It was predictable but unfortunate that the Clatsop County Transition Center will cost some $500,000 more than was initially estimated. That excessive cost was predictable, because the project has been five years in the making.

Tom Bennett's article in The Daily Astorian last Tuesday contained considerable detail about why the transition center project has taken so long to go to bid. All of the factors suggested by County Administrator Scott Derickson were reasonable. But something essential was missing in Derickson's analysis.

The missing factor seems to pervade all law enforcement discussions among county commissioners. It is a lack of urgency and a seeming unwillingness to play for keeps. It is especially apparent in the on-again, off-again discussions of the county jail. But the transition center's delay, plus its problematic operational funding, seems to say that no one at the top really cares deeply about this stuff.

The person who did care deeply was Danny Jordan, the county's former corrections director. Jordan brought deep insight to our county. The concept of a transition center makes abundant sense in the abstract. The basic concept is that certain adjudicated offenders can be less expensively and more appropriately housed and more effectively treated in a less secure facility than a jail.

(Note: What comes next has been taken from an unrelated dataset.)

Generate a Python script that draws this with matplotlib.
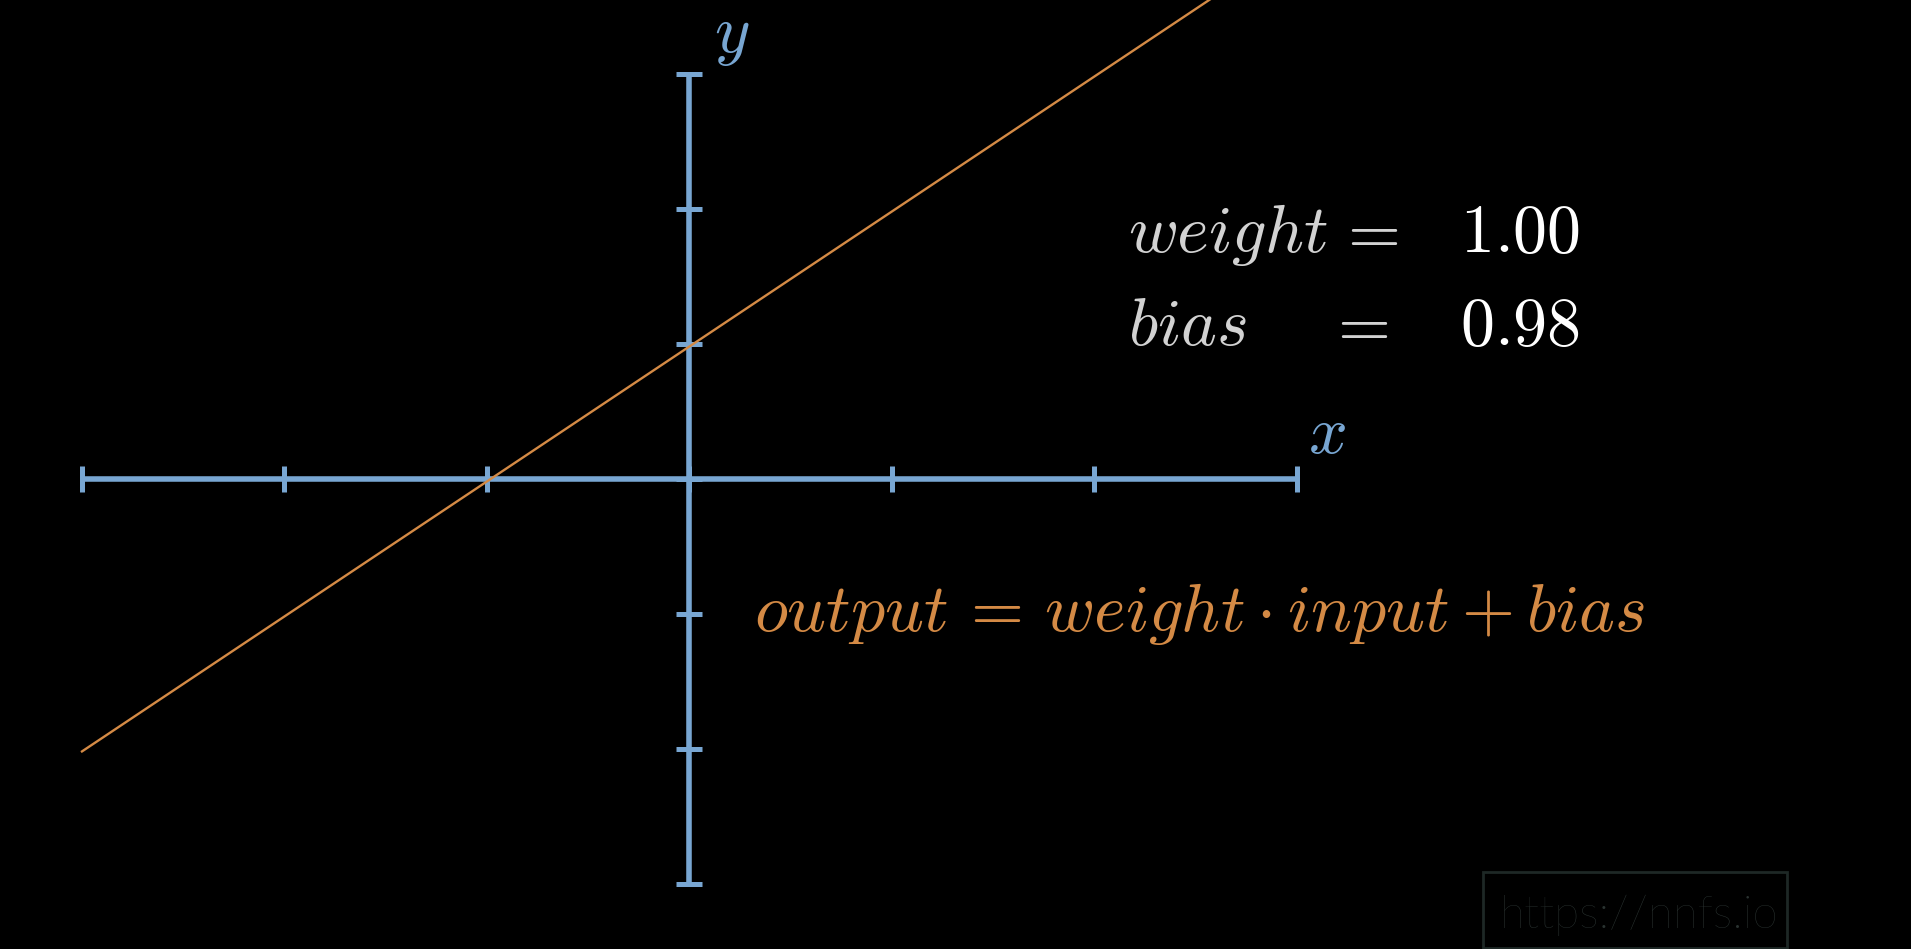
import matplotlib.pyplot as plt
from matplotlib.patches import Rectangle

plt.rcParams['mathtext.fontset'] = 'cm'

# axis ticks (data units)
x_ticks = [-3, -2, -1, 0, 1, 2, 3]
y_ticks = [-3, -2, -1, 0, 1, 2, 3]

# the fitted line: weight = 1.00, bias = 0.98
line_x = [-3.0, 3.0]
line_y = [-2.02, 3.98]
weight_text = '1.00'
bias_text = '0.98'

axis_color = '#78a6d2'
line_color = '#d48a45'

fig = plt.figure(figsize=(19.11, 9.49), dpi=100, facecolor='black')
ax = fig.add_axes([0, 0, 1, 1], facecolor='black')
ax.set_xlim(-3.405, 6.035)
ax.set_ylim(-3.484, 3.548)
ax.axis('off')

# axes lines
ax.plot([x_ticks[0], x_ticks[-1]], [0, 0], color=axis_color, lw=4, solid_capstyle='butt')
ax.plot([0, 0], [y_ticks[0], y_ticks[-1]], color=axis_color, lw=4, solid_capstyle='butt')
ax.plot(x_ticks, [0] * len(x_ticks), ls='none', marker='|', ms=19, mew=3.6, color=axis_color)
ax.plot([0] * len(y_ticks), y_ticks, ls='none', marker='_', ms=19, mew=3.6, color=axis_color)

# the line
ax.plot(line_x, line_y, color=line_color, lw=1.7)

W, H = 1911, 949
def px(x, y):
    return x / W, 1 - y / H

fs = 49
fig.text(*px(732, 35), r'$y$', color=axis_color, fontsize=fs, ha='center', va='center')
fig.text(*px(1327, 434), r'$x$', color=axis_color, fontsize=fs, ha='center', va='center')

fig.text(*px(1128, 252), r'$weight$', color='#d2d2d2', fontsize=fs, ha='left', va='baseline')
fig.text(*px(1336, 252), r'$=$', color='#d2d2d2', fontsize=fs, ha='left', va='baseline')
fig.text(*px(1460, 252), '$' + weight_text + '$', color='white', fontsize=fs, ha='left', va='baseline')
fig.text(*px(1128, 345), r'$bias$', color='#d2d2d2', fontsize=fs, ha='left', va='baseline')
fig.text(*px(1326, 345), r'$=$', color='#d2d2d2', fontsize=fs, ha='left', va='baseline')
fig.text(*px(1460, 345), '$' + bias_text + '$', color='white', fontsize=fs, ha='left', va='baseline')

fig.text(*px(754, 631), r'$output\,=\,weight \cdot input + bias$', color=line_color,
         fontsize=fs, ha='left', va='baseline')

# watermark
fig.patches.append(Rectangle(px(1483, 948), (1787 - 1483) / W, (948 - 872) / H,
                             transform=fig.transFigure, fill=False, edgecolor='#1e2826', lw=2))
fig.text(*px(1500, 928), 'https://nnfs.io', color='#2a3331', fontsize=33,
         family='Lato', fontweight='light', ha='left', va='baseline')

fig.savefig('out.png', dpi=100, facecolor='black')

But everything lies in the execution. Jordan brought a sense of immediacy to discussions of incarceration, and that seriousness is not apparent among county commissioners. It is true that there have been some strong words about methamphetamines. But the forum for law enforcement discussions - the Public Safety Coordinating Council - has devolved into constant bickering and jockeying for position.

For the outsider, it is baffling why it is so difficult for our elected commissioners and elected sheriff and elected district attorney and elected judges to talk straight among themselves and show the public how to build consensus around an incarceration and treatment solution. All that we can rely on is the commissioners' annual embarrassing dis-the-district-attorney's-salary discussion.

Given the protracted process of moving the treatment center this far, we wonder how commissioners will meet not the immediate challenge of opening the center, but the long-term challenge of funding its operation.